Not to mention, animals have been crucial sources of sustainable fertilizer for many thousands of years, without which agriculture would never have been as productive.
Do you also have this negative attitude towards all other non-vegitarian animals, or is it just for humans since they have more capability to cause more ecological harm?
Most importantly, humans have the ability to reflect their actions and decide differently. Both to minimize suffering, and to keep the plant hospitable to humans.
What’s gross is the idea that plants are “lower” and thus less deserving of value to life. Either embrace radically life denying Jainism, anti-natalism, voluntary extinction movement, and benevolent world exploder theory - or admit that you are just as cruel as those you implicitly claim to be better than (as a presumably non gross person)
But white vegans aren’t prepared to actually reckon with the logical conclusion of their ideas. Go read David Benatar (he’s a vegan whose actually consistent btw)
I never understood that line of reasoning. Plants do not have a central nervous system and, as of the current scientific consensus, are not aware of their subjective experience like animals are.

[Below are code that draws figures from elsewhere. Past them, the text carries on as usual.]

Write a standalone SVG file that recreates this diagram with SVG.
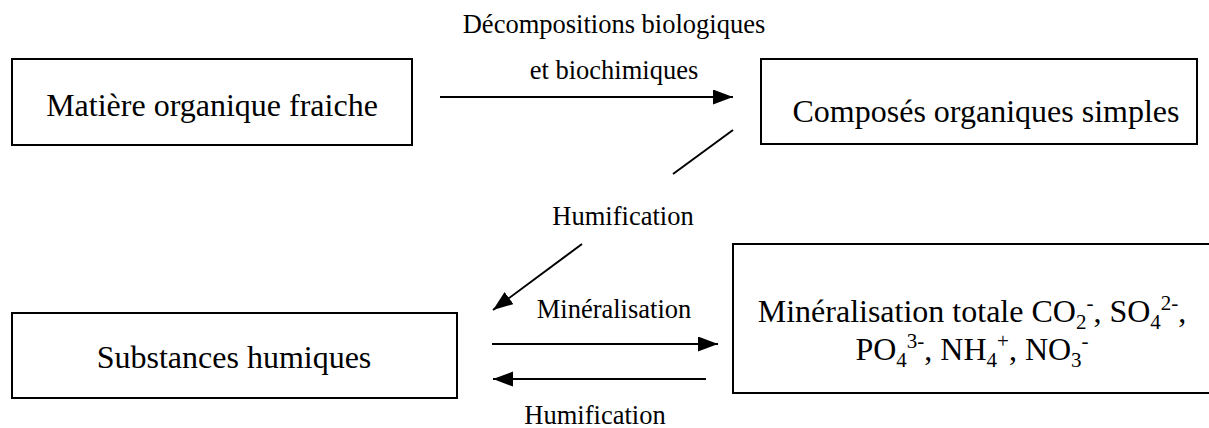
<svg xmlns="http://www.w3.org/2000/svg" width="1209" height="428" viewBox="0 0 1209 428">
<style>
.box{fill:#fff;stroke:#000;stroke-width:2}
.t{font-family:"Liberation Serif","Times New Roman",serif;font-size:32px;fill:#000;text-anchor:middle}
.l{font-family:"Liberation Serif","Times New Roman",serif;font-size:26.5px;fill:#000;text-anchor:middle}
.s{font-size:21px}
.c{stroke:#000;stroke-width:2;fill:none}
</style>
<defs>
<marker id="ah" markerUnits="userSpaceOnUse" markerWidth="20" markerHeight="16" refX="20" refY="7.5" orient="auto">
<path d="M0,0 L20,7.5 L0,15 z" fill="#000"/>
</marker>
</defs>
<rect width="1209" height="428" fill="#fff"/>
<g id="n1">
<rect class="box" x="12" y="59" width="400" height="86"/>
<text class="t" x="212" y="116">Matière organique fraiche</text>
</g>
<g id="n2">
<rect class="box" x="761" y="59" width="436" height="85"/>
<text class="t" x="986" y="122">Composés organiques simples</text>
</g>
<g id="n3">
<rect class="box" x="12" y="313" width="445" height="85"/>
<text class="t" x="234" y="368">Substances humiques</text>
</g>
<g id="n4">
<rect class="box" x="733" y="244" width="480" height="149"/>
<text class="t" x="972" y="322">Minéralisation totale CO<tspan class="s" dy="7">2</tspan><tspan class="s" dy="-19">-</tspan><tspan dy="12">, SO</tspan><tspan class="s" dy="7">4</tspan><tspan class="s" dy="-19">2-</tspan><tspan dy="12">,</tspan></text>
<text class="t" x="972" y="360">PO<tspan class="s" dy="7">4</tspan><tspan class="s" dy="-19">3-</tspan><tspan dy="12">, NH</tspan><tspan class="s" dy="7">4</tspan><tspan class="s" dy="-19">+</tspan><tspan dy="12">, NO</tspan><tspan class="s" dy="7">3</tspan><tspan class="s" dy="-19">-</tspan></text>
</g>
<g id="connectors">
<line class="c" x1="440" y1="97" x2="733" y2="97" marker-end="url(#ah)"/>
<line class="c" x1="733" y1="130" x2="673" y2="174"/>
<line class="c" x1="582" y1="244" x2="493" y2="310" marker-end="url(#ah)"/>
<line class="c" x1="492" y1="344" x2="718" y2="344" marker-end="url(#ah)"/>
<line class="c" x1="706" y1="379" x2="493" y2="379" marker-end="url(#ah)"/>
</g>
<g id="labels">
<text class="l" x="614" y="33">Décompositions biologiques</text>
<text class="l" x="614" y="79">et biochimiques</text>
<text class="l" x="623" y="225">Humification</text>
<text class="l" x="614" y="318">Minéralisation</text>
<text class="l" x="595" y="424">Humification</text>
</g>
</svg>
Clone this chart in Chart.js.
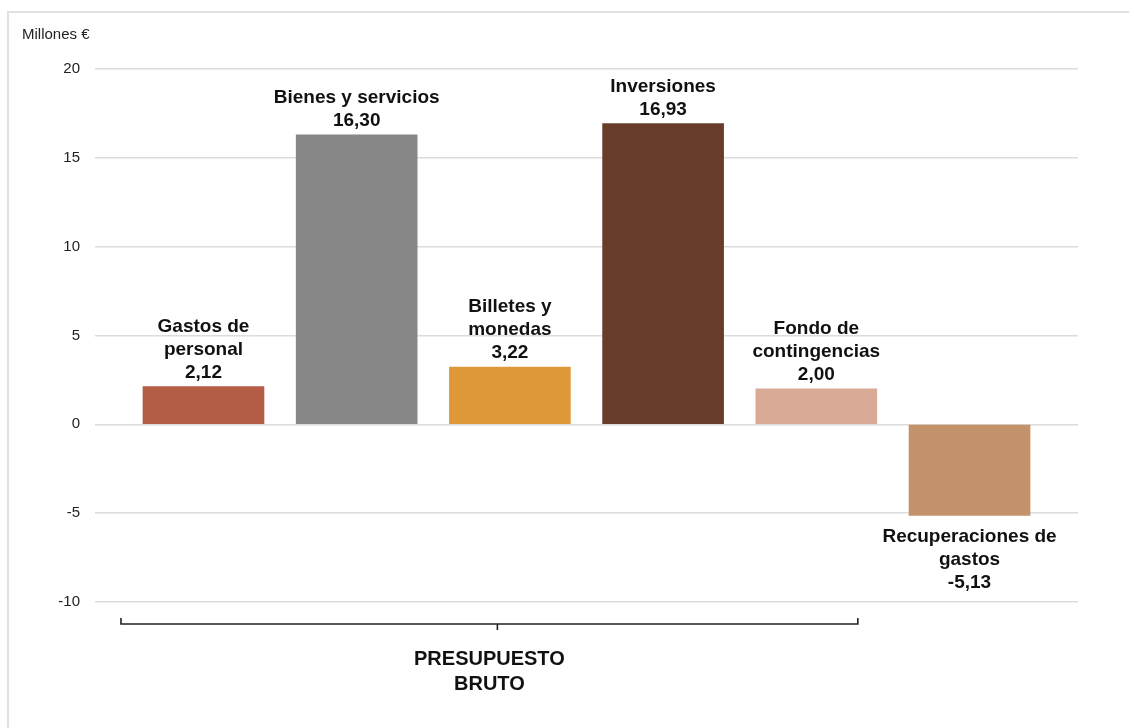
<!DOCTYPE html>
<html>
<head>
<meta charset="utf-8">
<script src="https://cdn.jsdelivr.net/npm/chart.js@4/dist/chart.umd.min.js"></script>
<style>
  html, body { margin: 0; padding: 0; background: #fff; }
  body { width: 1129px; height: 728px; position: relative; overflow: hidden; }
  #frame { position: absolute; left: 7px; top: 11px; width: 1200px; height: 800px;
           border-left: 2px solid #e0e0e0; border-top: 2px solid #e0e0e0; }
  #wrap { position: absolute; left: 0; top: 0; width: 1129px; height: 728px; }
</style>
</head>
<body>
<div id="frame"></div>
<div id="wrap"><canvas id="c"></canvas></div>
<script>
// ---- data ----
const categories = [
  ["Gastos de", "personal"],
  ["Bienes y servicios"],
  ["Billetes y", "monedas"],
  ["Inversiones"],
  ["Fondo de", "contingencias"],
  ["Recuperaciones de", "gastos"]
];
const values = [2.12, 16.30, 3.22, 16.93, 2.00, -5.13];
const barColors = ["#B35D47", "#878787", "#DF993B", "#673C28", "#D9AB97", "#C4926A"];
const yTicks = [-10, -5, 0, 5, 10, 15, 20];
const unitLabel = "Millones €";
const groupLabel = ["PRESUPUESTO", "BRUTO"];
const groupFrom = 0;
const groupTo = 4;

const FONT = "'Liberation Sans', Arial, Helvetica, sans-serif";
const fmt = v => v.toFixed(2).replace('.', ',');

const points = values.map((v, i) => ({ x: i, y: v }));

const annotations = {
  id: 'annotations',
  afterDatasetsDraw(chart) {
    const ctx = chart.ctx;
    const meta = chart.getDatasetMeta(0);
    ctx.save();
    ctx.fillStyle = '#111';
    ctx.font = 'bold 19px ' + FONT;
    ctx.textAlign = 'center';
    const lh = 23;
    meta.data.forEach((bar, i) => {
      const lines = categories[i].concat([fmt(values[i])]);
      if (values[i] >= 0) {
        ctx.textBaseline = 'alphabetic';
        const last = bar.y - 9;
        lines.forEach((t, k) => {
          ctx.fillText(t, bar.x, last - (lines.length - 1 - k) * lh);
        });
      } else {
        ctx.textBaseline = 'middle';
        const first = bar.y + 21;
        lines.forEach((t, k) => {
          ctx.fillText(t, bar.x, first + k * lh);
        });
      }
    });

    // unit label
    ctx.font = '15px ' + FONT;
    ctx.fillStyle = '#222';
    ctx.textAlign = 'left';
    ctx.textBaseline = 'middle';
    ctx.fillText(unitLabel, 22, 35);

    // group bracket
    const b0 = meta.data[groupFrom], b1 = meta.data[groupTo];
    const left = b0.x - b0.width / 2 - 22;
    const right = b1.x + b1.width / 2 - 19;
    const yb = chart.chartArea.bottom + 22;
    const mid = (left + right) / 2;
    ctx.strokeStyle = '#222';
    ctx.lineWidth = 1.6;
    ctx.beginPath();
    ctx.moveTo(left, yb - 6);
    ctx.lineTo(left, yb);
    ctx.lineTo(right, yb);
    ctx.lineTo(right, yb - 6);
    ctx.moveTo(mid + 8, yb);
    ctx.lineTo(mid + 8, yb + 6);
    ctx.stroke();

    ctx.fillStyle = '#111';
    ctx.font = 'bold 20px ' + FONT;
    ctx.textAlign = 'center';
    ctx.textBaseline = 'middle';
    groupLabel.forEach((t, k) => ctx.fillText(t, mid, yb + 35 + k * 25));
    ctx.restore();
  }
};

new Chart(document.getElementById('c'), {
  type: 'bar',
  data: {
    datasets: [{
      data: points,
      backgroundColor: barColors,
      borderWidth: 0,
      barThickness: 121
    }]
  },
  options: {
    responsive: true,
    maintainAspectRatio: false,
    animation: false,
    layout: { padding: { left: 0, right: 51, top: 69, bottom: 126 } },
    plugins: { legend: { display: false }, tooltip: { enabled: false } },
    scales: {
      x: {
        type: 'linear',
        min: -0.708,
        max: 5.708,
        offset: false,
        display: false
      },
      y: {
        min: -10,
        max: 20,
        afterFit(scale) { scale.width = 95; },
        afterBuildTicks(scale) { scale.ticks = yTicks.map(v => ({ value: v })); },
        border: { display: false },
        grid: { color: '#dcdcdc', lineWidth: 1.5, drawTicks: false },
        ticks: {
          padding: 15,
          color: '#222',
          font: { family: FONT, size: 15 },
          callback: v => String(v)
        }
      }
    }
  },
  plugins: [annotations]
});
</script>
</body>
</html>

Humans are omnivores, capable of thriving on a plant-based diet. The logical consequence, if you try to minimise suffering, is to eat plants instead of animals.
Life is a game of shifting carbon. To stay alive, you need to kill. But you can try to limit that to the least amount of killing required, and to killing those life forms without sentience as we understand it. This is the foundation of any ethical reasoning.
Having said all that, I also reject the vertical ordering of life on the tree of evolution. Plants are just very different from us, not necessarily higher or lower. Considering we have to make a choice as to what we are ready to sacrifice to survive, we can still choose those life forms that likely are not capable of suffering like we do, before turning to those more similar to us.
Specifically, this gave me the reaction, bc it seems in bad company with other ideologies:
> I am unapologetic about obeying biological imperatives to eat other animals.
Deep history exists in our "biological" context and is critical reality, but arguing some "biological imperative" to act on it, that strikes me as a strange place to start
Context: am biochemist, and I think about biology and biochemistry as a very integrated part of my worldview. But I don't harken to any biological imperative for my actions and choices. It explains them, it doesn't command them. Distorting our biology and psychology is what makes us human and agentic imho
Humm the next logical step would be to pressurize the rocket before igniting it. Or maybe to add some water in the bottle to increase the propelled mass. They just need a way to ignite the alcohol fume from the top……
I would think the next logical step would be pressurizing a stainless steel thermos with liquid methane and mating it to a 3d printed copper prototype manifold and turbine pump.